(Code that draws figures)
** begin **

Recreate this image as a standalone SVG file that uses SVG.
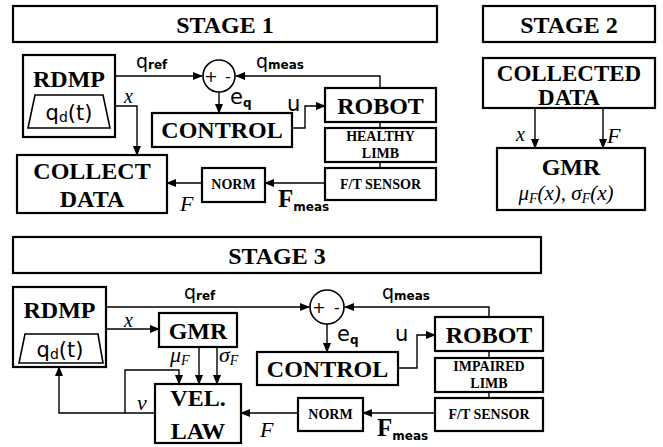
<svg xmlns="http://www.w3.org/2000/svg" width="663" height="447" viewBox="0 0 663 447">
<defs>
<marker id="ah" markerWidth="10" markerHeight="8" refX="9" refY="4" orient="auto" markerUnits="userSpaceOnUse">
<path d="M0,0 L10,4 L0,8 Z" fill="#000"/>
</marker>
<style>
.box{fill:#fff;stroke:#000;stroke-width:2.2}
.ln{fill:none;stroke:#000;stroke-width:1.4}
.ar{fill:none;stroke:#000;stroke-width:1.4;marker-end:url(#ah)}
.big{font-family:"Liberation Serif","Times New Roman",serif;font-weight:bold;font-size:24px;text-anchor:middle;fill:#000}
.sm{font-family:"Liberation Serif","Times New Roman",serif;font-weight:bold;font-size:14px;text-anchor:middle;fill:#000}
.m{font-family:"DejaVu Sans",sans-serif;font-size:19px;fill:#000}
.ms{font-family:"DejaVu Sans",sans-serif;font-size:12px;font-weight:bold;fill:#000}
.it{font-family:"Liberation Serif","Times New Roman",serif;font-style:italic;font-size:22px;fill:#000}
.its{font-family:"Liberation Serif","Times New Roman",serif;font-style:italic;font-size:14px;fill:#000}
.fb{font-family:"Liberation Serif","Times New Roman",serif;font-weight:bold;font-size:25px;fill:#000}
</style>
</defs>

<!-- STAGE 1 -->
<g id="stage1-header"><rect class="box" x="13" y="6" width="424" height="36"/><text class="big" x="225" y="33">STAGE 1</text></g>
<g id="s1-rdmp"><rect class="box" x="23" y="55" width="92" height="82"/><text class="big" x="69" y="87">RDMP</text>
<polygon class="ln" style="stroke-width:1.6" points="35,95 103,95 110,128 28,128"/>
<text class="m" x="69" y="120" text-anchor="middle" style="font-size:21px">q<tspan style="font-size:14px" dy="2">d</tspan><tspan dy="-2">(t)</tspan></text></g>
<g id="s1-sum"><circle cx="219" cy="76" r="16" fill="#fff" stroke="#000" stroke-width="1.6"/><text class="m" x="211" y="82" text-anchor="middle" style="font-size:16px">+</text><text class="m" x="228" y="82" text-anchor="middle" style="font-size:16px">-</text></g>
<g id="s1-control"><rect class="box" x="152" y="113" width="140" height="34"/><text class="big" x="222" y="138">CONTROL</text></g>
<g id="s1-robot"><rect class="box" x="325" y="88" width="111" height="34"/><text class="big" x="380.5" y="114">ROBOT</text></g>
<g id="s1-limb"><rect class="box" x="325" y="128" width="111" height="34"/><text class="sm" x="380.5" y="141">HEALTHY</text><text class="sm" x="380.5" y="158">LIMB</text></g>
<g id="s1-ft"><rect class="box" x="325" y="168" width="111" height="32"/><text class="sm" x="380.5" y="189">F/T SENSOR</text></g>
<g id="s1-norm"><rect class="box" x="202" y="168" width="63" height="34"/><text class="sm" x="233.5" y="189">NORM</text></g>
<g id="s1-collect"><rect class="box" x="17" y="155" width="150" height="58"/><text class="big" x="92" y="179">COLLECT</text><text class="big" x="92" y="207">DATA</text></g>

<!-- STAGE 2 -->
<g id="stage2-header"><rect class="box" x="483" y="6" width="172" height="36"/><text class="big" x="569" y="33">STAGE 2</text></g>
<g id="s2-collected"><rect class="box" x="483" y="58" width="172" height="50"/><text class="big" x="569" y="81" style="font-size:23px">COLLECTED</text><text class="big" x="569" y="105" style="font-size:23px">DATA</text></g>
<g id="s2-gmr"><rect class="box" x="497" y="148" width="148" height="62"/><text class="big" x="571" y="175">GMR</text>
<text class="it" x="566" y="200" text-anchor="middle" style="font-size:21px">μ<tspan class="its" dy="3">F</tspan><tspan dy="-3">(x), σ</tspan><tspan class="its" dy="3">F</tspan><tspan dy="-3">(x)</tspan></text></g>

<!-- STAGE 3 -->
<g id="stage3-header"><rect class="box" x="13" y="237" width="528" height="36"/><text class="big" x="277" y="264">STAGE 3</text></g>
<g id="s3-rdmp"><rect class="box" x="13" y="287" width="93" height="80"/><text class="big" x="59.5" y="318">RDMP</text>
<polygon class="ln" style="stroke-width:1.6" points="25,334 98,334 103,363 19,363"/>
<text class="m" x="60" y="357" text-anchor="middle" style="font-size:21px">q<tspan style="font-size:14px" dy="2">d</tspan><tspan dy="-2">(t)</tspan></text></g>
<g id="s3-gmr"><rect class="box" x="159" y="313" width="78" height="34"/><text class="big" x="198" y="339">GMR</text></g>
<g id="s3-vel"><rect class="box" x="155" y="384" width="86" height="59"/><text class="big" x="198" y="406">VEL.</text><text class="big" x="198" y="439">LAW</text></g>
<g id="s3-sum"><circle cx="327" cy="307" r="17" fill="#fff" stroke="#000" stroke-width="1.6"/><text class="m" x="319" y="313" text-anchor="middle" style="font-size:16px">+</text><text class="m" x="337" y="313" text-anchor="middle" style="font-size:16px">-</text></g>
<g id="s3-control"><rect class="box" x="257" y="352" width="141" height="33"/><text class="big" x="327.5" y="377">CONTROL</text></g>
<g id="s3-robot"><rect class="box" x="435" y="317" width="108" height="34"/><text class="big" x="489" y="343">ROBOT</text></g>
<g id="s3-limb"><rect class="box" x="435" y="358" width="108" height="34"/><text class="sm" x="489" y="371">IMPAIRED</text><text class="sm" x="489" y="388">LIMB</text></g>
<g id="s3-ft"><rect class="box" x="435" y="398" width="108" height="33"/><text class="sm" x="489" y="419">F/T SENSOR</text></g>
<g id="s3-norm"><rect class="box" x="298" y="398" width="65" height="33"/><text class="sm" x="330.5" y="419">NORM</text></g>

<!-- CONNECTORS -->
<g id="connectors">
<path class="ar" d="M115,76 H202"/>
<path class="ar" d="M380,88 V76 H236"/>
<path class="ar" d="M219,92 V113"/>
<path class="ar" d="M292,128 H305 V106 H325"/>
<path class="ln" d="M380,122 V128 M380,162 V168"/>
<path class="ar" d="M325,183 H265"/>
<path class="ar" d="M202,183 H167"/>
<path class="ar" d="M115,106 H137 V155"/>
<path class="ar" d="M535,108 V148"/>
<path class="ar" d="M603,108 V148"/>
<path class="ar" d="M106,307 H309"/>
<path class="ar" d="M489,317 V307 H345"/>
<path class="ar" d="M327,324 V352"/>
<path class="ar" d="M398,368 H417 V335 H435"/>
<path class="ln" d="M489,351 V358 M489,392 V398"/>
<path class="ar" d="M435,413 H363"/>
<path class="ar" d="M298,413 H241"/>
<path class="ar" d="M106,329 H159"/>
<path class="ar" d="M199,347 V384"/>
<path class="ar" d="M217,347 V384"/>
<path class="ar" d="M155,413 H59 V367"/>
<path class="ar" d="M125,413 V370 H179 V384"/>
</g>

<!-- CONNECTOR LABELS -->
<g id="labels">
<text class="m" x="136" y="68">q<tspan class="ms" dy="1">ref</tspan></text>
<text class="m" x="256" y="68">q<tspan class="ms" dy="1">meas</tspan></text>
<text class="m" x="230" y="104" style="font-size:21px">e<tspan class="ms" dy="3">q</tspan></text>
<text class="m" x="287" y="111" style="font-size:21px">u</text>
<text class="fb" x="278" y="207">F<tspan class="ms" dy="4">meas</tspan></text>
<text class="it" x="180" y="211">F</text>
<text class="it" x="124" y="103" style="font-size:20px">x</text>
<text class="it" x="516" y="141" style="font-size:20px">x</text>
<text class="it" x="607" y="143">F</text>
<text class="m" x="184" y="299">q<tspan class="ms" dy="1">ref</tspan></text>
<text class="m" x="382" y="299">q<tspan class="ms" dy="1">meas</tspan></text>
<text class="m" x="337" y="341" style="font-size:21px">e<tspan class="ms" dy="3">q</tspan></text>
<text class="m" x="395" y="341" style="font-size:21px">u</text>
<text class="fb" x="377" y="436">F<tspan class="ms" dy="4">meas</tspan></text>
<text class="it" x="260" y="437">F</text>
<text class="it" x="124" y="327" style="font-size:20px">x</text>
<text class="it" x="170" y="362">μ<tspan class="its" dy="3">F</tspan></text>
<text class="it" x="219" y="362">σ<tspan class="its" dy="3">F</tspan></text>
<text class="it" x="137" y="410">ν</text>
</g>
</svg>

** end **
** begin **

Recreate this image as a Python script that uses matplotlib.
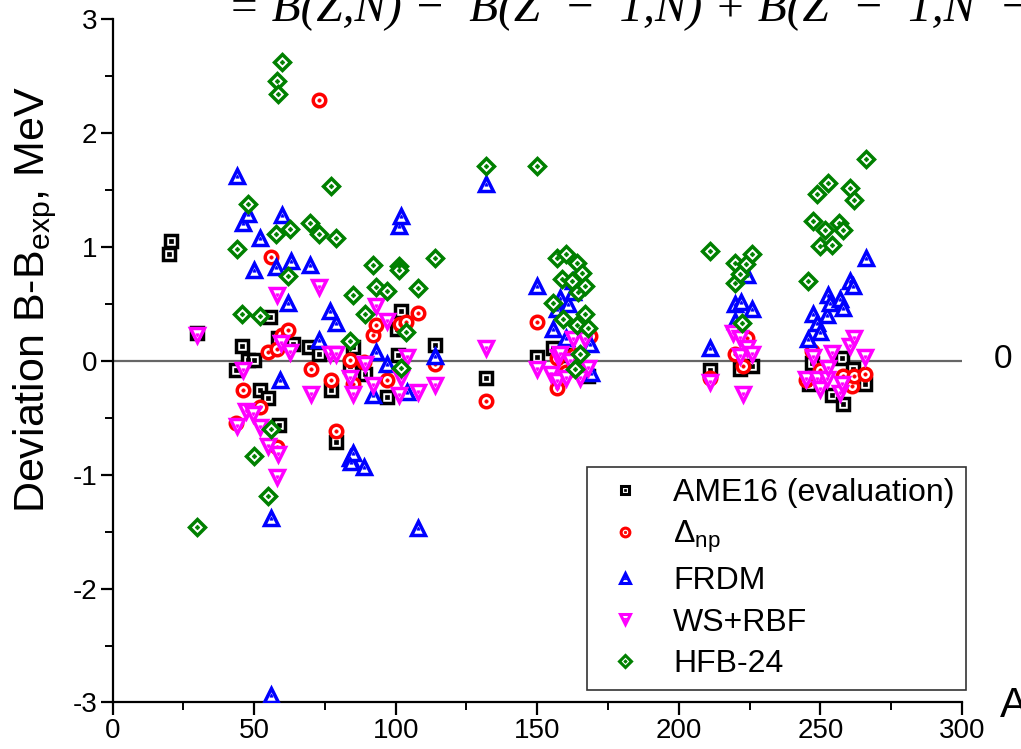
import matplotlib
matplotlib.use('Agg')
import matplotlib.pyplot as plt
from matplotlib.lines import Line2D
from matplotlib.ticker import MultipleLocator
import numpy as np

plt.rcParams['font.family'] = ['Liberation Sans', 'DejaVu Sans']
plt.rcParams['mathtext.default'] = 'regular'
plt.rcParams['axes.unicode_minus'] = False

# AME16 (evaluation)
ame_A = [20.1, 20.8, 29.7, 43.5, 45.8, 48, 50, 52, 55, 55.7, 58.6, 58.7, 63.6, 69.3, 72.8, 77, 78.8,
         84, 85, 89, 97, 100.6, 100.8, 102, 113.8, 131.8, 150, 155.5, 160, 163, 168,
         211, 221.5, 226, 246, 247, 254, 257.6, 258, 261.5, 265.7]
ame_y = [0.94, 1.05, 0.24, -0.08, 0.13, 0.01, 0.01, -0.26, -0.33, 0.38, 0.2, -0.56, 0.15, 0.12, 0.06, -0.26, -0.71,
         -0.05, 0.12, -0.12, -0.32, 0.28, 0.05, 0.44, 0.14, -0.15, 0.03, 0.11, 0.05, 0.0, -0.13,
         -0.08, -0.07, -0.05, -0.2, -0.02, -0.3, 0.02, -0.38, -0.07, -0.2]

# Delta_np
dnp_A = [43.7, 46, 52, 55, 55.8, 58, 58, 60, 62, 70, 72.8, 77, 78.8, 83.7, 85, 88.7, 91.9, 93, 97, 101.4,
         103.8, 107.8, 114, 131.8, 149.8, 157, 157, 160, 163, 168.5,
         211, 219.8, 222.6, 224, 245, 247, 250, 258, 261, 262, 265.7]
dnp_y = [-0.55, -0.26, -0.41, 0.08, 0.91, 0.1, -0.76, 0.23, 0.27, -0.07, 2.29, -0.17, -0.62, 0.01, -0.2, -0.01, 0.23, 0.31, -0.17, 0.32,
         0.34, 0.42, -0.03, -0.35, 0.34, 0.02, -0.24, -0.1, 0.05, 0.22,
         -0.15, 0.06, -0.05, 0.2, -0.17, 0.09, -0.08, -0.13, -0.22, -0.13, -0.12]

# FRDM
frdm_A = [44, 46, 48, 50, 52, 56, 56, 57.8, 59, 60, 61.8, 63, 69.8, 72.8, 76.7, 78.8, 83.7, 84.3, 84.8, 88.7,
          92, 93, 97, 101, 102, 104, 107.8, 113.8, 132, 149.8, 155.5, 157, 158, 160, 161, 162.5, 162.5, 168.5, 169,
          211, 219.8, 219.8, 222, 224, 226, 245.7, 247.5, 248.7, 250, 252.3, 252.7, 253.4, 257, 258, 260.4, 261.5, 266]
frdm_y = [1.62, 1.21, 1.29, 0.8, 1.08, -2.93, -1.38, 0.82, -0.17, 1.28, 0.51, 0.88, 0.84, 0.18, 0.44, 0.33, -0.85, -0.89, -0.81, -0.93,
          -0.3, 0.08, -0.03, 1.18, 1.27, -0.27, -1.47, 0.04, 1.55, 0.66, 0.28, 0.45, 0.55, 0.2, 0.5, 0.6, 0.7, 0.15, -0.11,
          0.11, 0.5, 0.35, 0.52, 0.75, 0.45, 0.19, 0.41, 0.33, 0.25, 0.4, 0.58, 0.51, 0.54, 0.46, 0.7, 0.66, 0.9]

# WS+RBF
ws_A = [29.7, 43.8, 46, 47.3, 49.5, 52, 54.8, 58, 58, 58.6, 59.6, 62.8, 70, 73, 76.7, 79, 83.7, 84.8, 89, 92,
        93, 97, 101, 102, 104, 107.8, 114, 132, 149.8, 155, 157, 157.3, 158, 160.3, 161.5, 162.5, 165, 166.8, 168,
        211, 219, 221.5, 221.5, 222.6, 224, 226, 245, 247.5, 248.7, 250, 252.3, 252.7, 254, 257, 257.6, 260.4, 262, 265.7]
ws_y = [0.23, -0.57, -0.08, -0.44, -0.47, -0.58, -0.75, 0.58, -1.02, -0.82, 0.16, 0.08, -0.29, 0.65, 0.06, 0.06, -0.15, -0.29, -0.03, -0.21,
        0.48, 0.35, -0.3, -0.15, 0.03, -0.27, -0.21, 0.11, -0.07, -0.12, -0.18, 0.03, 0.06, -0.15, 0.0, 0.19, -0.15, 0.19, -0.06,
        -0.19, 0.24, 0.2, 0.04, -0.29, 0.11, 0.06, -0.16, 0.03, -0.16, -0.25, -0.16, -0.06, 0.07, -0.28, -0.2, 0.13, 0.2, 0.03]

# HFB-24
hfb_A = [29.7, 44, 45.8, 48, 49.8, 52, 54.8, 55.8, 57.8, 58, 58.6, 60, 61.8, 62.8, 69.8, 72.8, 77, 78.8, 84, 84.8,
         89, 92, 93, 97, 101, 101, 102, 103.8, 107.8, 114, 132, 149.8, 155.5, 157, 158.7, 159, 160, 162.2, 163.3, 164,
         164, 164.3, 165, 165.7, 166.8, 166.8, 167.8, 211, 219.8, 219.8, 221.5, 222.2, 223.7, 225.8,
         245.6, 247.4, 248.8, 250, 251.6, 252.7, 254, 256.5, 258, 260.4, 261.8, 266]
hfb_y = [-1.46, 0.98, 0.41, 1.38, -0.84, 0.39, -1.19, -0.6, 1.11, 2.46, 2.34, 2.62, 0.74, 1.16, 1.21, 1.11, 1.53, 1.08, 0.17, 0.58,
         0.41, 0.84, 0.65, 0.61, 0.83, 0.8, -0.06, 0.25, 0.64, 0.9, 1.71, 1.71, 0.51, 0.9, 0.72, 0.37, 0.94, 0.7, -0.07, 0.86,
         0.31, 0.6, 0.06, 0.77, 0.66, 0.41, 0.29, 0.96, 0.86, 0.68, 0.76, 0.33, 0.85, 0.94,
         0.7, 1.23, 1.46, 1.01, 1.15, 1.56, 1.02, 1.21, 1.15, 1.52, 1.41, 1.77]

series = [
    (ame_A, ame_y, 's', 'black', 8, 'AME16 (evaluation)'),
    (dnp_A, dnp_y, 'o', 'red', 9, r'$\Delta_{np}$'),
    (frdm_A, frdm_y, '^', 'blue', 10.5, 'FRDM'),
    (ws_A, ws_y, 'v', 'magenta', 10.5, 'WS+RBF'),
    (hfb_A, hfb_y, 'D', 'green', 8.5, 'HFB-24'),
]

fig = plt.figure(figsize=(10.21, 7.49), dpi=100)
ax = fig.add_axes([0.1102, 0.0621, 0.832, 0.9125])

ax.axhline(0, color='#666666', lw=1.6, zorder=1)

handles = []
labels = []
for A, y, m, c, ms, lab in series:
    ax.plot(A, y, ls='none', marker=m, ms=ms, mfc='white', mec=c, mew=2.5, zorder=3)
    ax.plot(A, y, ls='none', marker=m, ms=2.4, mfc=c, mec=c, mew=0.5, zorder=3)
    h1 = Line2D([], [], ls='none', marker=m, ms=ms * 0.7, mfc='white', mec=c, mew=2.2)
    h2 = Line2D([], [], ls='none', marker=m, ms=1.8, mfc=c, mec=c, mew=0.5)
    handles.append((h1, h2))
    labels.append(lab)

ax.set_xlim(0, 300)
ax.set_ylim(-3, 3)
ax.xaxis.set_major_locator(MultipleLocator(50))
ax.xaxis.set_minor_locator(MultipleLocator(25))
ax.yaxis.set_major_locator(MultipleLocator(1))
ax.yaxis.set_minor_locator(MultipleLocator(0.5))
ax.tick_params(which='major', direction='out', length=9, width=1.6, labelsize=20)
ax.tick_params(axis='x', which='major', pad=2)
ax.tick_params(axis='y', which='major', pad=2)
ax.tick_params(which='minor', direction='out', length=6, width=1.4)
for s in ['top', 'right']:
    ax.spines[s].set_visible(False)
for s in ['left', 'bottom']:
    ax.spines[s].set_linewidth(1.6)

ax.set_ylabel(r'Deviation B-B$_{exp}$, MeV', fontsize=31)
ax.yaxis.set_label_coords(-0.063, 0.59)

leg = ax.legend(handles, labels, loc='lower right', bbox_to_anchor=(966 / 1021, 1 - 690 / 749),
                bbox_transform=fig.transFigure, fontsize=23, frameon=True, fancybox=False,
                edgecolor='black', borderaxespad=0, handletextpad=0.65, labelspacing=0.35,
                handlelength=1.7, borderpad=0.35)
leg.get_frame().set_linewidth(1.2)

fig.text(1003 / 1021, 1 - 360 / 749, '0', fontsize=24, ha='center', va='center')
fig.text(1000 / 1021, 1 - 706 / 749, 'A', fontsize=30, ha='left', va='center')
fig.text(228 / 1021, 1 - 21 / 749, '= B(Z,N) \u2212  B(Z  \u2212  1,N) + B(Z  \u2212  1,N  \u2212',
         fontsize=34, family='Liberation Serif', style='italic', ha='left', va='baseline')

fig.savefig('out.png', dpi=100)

** end **

* _STATED EXERCISE_
Drop the images and output only the lines from the one that contains "Recreate this image as a Python" to the one that contains "plt.rcParams['axes.unicode_minus'] = False", both included.

* _SOLVED PROBLEM_
Recreate this image as a Python script that uses matplotlib.
import matplotlib
matplotlib.use('Agg')
import matplotlib.pyplot as plt
from matplotlib.lines import Line2D
from matplotlib.ticker import MultipleLocator
import numpy as np

plt.rcParams['font.family'] = ['Liberation Sans', 'DejaVu Sans']
plt.rcParams['mathtext.default'] = 'regular'
plt.rcParams['axes.unicode_minus'] = False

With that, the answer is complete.